◆ **Supplied information**
========================================================================

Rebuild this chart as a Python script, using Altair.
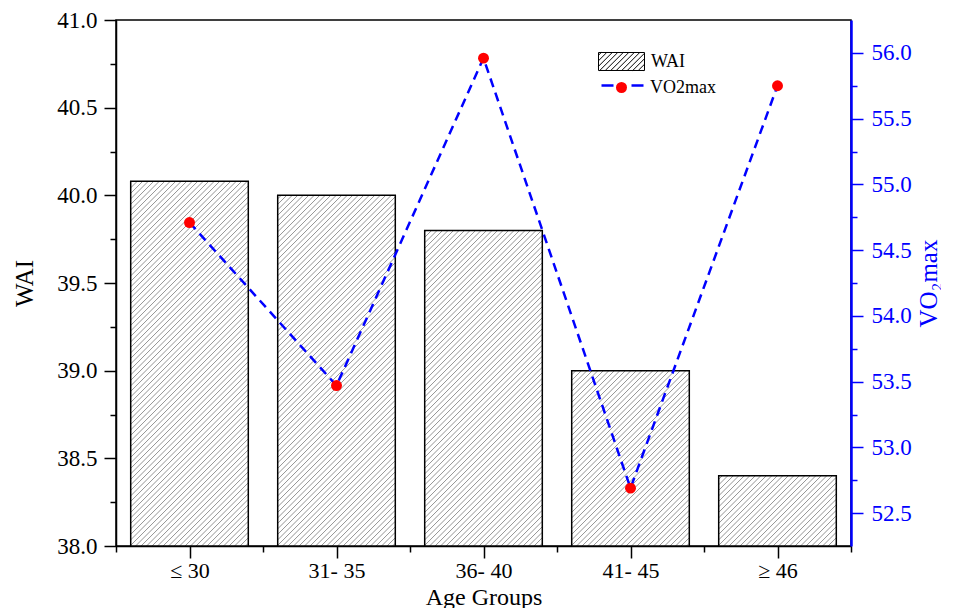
import json
import altair as alt
import pandas as pd

# ---------------- data ----------------
age_groups = ["≤ 30", "31- 35", "36- 40", "41- 45", "≥ 46"]
wai_values = [40.08, 40.00, 39.80, 39.00, 38.40]
vo2max_values = [54.71, 53.47, 55.96, 52.69, 55.75]

left_ticks = [38.0 + 0.25 * i for i in range(13)]      # 38.0 .. 41.0
right_ticks = [52.5 + 0.25 * i for i in range(15)]     # 52.5 .. 56.0
x_ticks = [-0.5 + 0.5 * i for i in range(11)]          # boundaries + centres

df = pd.DataFrame({
    "idx": list(range(len(age_groups))),
    "group": age_groups,
    "wai": wai_values,
    "vo2": vo2max_values,
})

# ---------------- geometry / style ----------------
W, H = 735, 526
X_DOM = [-0.5, 4.5]
Y_DOM = [38.0, 41.0]
R_DOM = [52.25, 56.25]
PX_X = W / (X_DOM[1] - X_DOM[0])
PX_Y = H / (Y_DOM[1] - Y_DOM[0])
BAR_HALF = 0.4
SP = 5.5                      # hatch spacing (px)
FONT = "Liberation Serif"
BLUE = "#0000ff"
RED = "#ff0000"

xs = alt.Scale(domain=X_DOM, nice=False, zero=False)
ys = alt.Scale(domain=Y_DOM, nice=False, zero=False)
rs = alt.Scale(domain=R_DOM, nice=False, zero=False)


def cond(test, a, b):
    return {"condition": {"test": test, "value": a}, "value": b}


MAJOR_DASH = [12, 0]
MINOR_DASH = [6, 30]

x_axis = alt.Axis(
    orient="bottom", values=x_ticks,
    labelExpr="datum.value % 1 === 0 ? " + json.dumps(age_groups, ensure_ascii=False) + "[datum.value] : ''",
    tickSize=12, tickDash=cond("datum.value % 1 === 0", MAJOR_DASH, MINOR_DASH),
    tickColor="black", tickWidth=1.5, domainColor="black", domainWidth=1.5,
    labelFont=FONT, labelFontSize=22, labelColor="black", labelPadding=2,
    labelAngle=0, labelFlush=False, labelOverlap=False,
    title="Age Groups", titleFont=FONT, titleFontSize=24, titleFontWeight="normal",
    titleColor="black", titleX=W / 2, titleY=51, titleBaseline="middle", titleAlign="center",
    grid=False,
)

y_axis = alt.Axis(
    orient="left", values=left_ticks,
    labelExpr="datum.value % 0.5 === 0 ? format(datum.value, '.1f') : ''",
    tickSize=12, tickDash=cond("datum.value % 0.5 === 0", MAJOR_DASH, MINOR_DASH),
    tickColor="black", tickWidth=1.5, domainColor="black", domainWidth=1.5,
    labelFont=FONT, labelFontSize=23, labelColor="black", labelPadding=7,
    labelFlush=False, labelOverlap=False,
    title="WAI", titleFont=FONT, titleFontSize=25, titleFontWeight="normal",
    titleColor="black", titleX=-92, titleY=H / 2, titleAngle=270,
    titleBaseline="middle", titleAlign="center", grid=False,
)

r_axis = alt.Axis(
    orient="right", values=right_ticks,
    labelExpr="datum.value % 0.5 === 0 ? format(datum.value, '.1f') : ''",
    tickSize=12, tickDash=cond("datum.value % 0.5 === 0", MAJOR_DASH, MINOR_DASH),
    tickColor=BLUE, tickWidth=1.5, domainColor=BLUE, domainWidth=2.5,
    labelFont=FONT, labelFontSize=23, labelColor=BLUE, labelPadding=8,
    labelFlush=False, labelOverlap=False,
    title="VO₂max", titleFont=FONT, titleFontSize=25, titleFontWeight="normal",
    titleColor=BLUE, titleX=77, titleY=H / 2, titleAngle=270,
    titleBaseline="middle", titleAlign="center", grid=False,
)

# legend symbol: hatched rectangle path (unit coords)
hh = 9 / 23
step = SP / 23
parts = [f"M-1,{-hh:.3f}H1V{hh:.3f}H-1Z"]
c = -1 - hh + step / 2
while c < 1 + hh:
    xs0 = max(-1, c - hh)
    xe0 = min(1, c + hh)
    if xs0 < xe0:
        parts.append(f"M{xs0:.3f},{c - xs0:.3f}L{xe0:.3f},{c - xe0:.3f}")
    c += step
hatch_path = "".join(parts)

base = alt.Chart(df)

bars_fill = base.transform_calculate(
    series="'WAI'", x_lo=f"datum.idx - {BAR_HALF}", x_hi=f"datum.idx + {BAR_HALF}"
).mark_rect(strokeWidth=0).encode(
    x=alt.X("x_lo:Q", scale=xs, axis=x_axis),
    x2="x_hi:Q",
    y=alt.Y("wai:Q", scale=ys, axis=y_axis),
    y2=alt.datum(Y_DOM[0]),
    fill=alt.Fill("series:N", scale=alt.Scale(domain=["WAI"], range=["white"]),
                  legend=alt.Legend(orient="none", legendX=482, legendY=18, title=None,
                                    symbolType=hatch_path, symbolSize=2116,
                                    symbolStrokeColor="black", symbolStrokeWidth=1,
                                    labelFont=FONT, labelFontSize=18, labelColor="black",
                                    labelOffset=6, padding=0)),
)

bw = 2 * BAR_HALF * PX_X
hatch = base.transform_calculate(k="sequence(0, 110)").transform_flatten(["k"]).transform_calculate(
    d=f"{-bw} + (datum.k + 0.5) * {SP}",
    bh=f"(datum.wai - {Y_DOM[0]}) * {PX_Y}",
).transform_filter("datum.d < datum.bh").transform_calculate(
    px0="max(0, -datum.d)",
    px1=f"min({bw}, datum.bh - datum.d)",
).transform_calculate(
    xa=f"datum.idx - {BAR_HALF} + datum.px0 / {PX_X}",
    xb=f"datum.idx - {BAR_HALF} + datum.px1 / {PX_X}",
    ya=f"{Y_DOM[0]} + (datum.px0 + datum.d) / {PX_Y}",
    yb=f"{Y_DOM[0]} + (datum.px1 + datum.d) / {PX_Y}",
).mark_rule(color="#888888", strokeWidth=0.9).encode(
    x=alt.X("xa:Q", scale=xs, axis=x_axis),
    x2="xb:Q",
    y=alt.Y("ya:Q", scale=ys, axis=y_axis),
    y2="yb:Q",
)

bars_outline = base.transform_calculate(
    x_lo=f"datum.idx - {BAR_HALF}", x_hi=f"datum.idx + {BAR_HALF}"
).mark_rect(fillOpacity=0, stroke="black", strokeWidth=1.5).encode(
    x=alt.X("x_lo:Q", scale=xs, axis=x_axis),
    x2="x_hi:Q",
    y=alt.Y("wai:Q", scale=ys, axis=y_axis),
    y2=alt.datum(Y_DOM[0]),
)

line = base.transform_calculate(sline="'line'").mark_line(
    strokeDash=[9, 6], strokeWidth=2.5
).encode(
    x=alt.X("idx:Q", scale=xs, axis=x_axis),
    y=alt.Y("vo2:Q", scale=rs, axis=r_axis),
    stroke=alt.Stroke("sline:N", scale=alt.Scale(domain=["line"], range=[BLUE]),
                      legend=alt.Legend(orient="none", legendX=484, legendY=43, title=None,
                                        symbolType="stroke", symbolSize=1764,
                                        symbolDash=[12, 18], symbolStrokeWidth=2.5,
                                        labelExpr="''", padding=0)),
)

points = base.transform_calculate(spt="'VO2max'").mark_circle(size=120, opacity=1).encode(
    x=alt.X("idx:Q", scale=xs, axis=x_axis),
    y=alt.Y("vo2:Q", scale=rs, axis=r_axis),
    color=alt.Color("spt:N", scale=alt.Scale(domain=["VO2max"], range=[RED]),
                    legend=alt.Legend(orient="none", legendX=496.5, legendY=58.5, title=None,
                                      symbolType="circle", symbolSize=121, symbolOpacity=1,
                                      symbolStrokeWidth=0,
                                      labelFont=FONT, labelFontSize=18, labelColor="black",
                                      labelOffset=19.5, padding=0)),
)

left_layer = alt.layer(bars_fill, hatch, bars_outline)
right_layer = alt.layer(line, points)

chart = alt.layer(left_layer, right_layer).resolve_scale(y="independent").properties(
    width=W, height=H,
    autosize=alt.AutoSizeParams(type="none"),
    padding={"left": 108, "top": 12, "right": 90, "bottom": 62},
    background="white",
).configure(font=FONT).configure_axis(labelFont=FONT, titleFont=FONT).configure_legend(
    labelFont=FONT
).configure_view(stroke="black", strokeWidth=1.5)

chart.save("out.html", embed_options={"renderer": "svg", "actions": False})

========================================================================

◆ **Description of the task**
Restate only the lines running from the start of the material above through the line containing "x_ticks = [-0.5", ends included. No pictures.

◆ **Reply to the exercise**
Rebuild this chart as a Python script, using Altair.
import json
import altair as alt
import pandas as pd

# ---------------- data ----------------
age_groups = ["≤ 30", "31- 35", "36- 40", "41- 45", "≥ 46"]
wai_values = [40.08, 40.00, 39.80, 39.00, 38.40]
vo2max_values = [54.71, 53.47, 55.96, 52.69, 55.75]

left_ticks = [38.0 + 0.25 * i for i in range(13)]      # 38.0 .. 41.0
right_ticks = [52.5 + 0.25 * i for i in range(15)]     # 52.5 .. 56.0
x_ticks = [-0.5 + 0.5 * i for i in range(11)]          # boundaries + centres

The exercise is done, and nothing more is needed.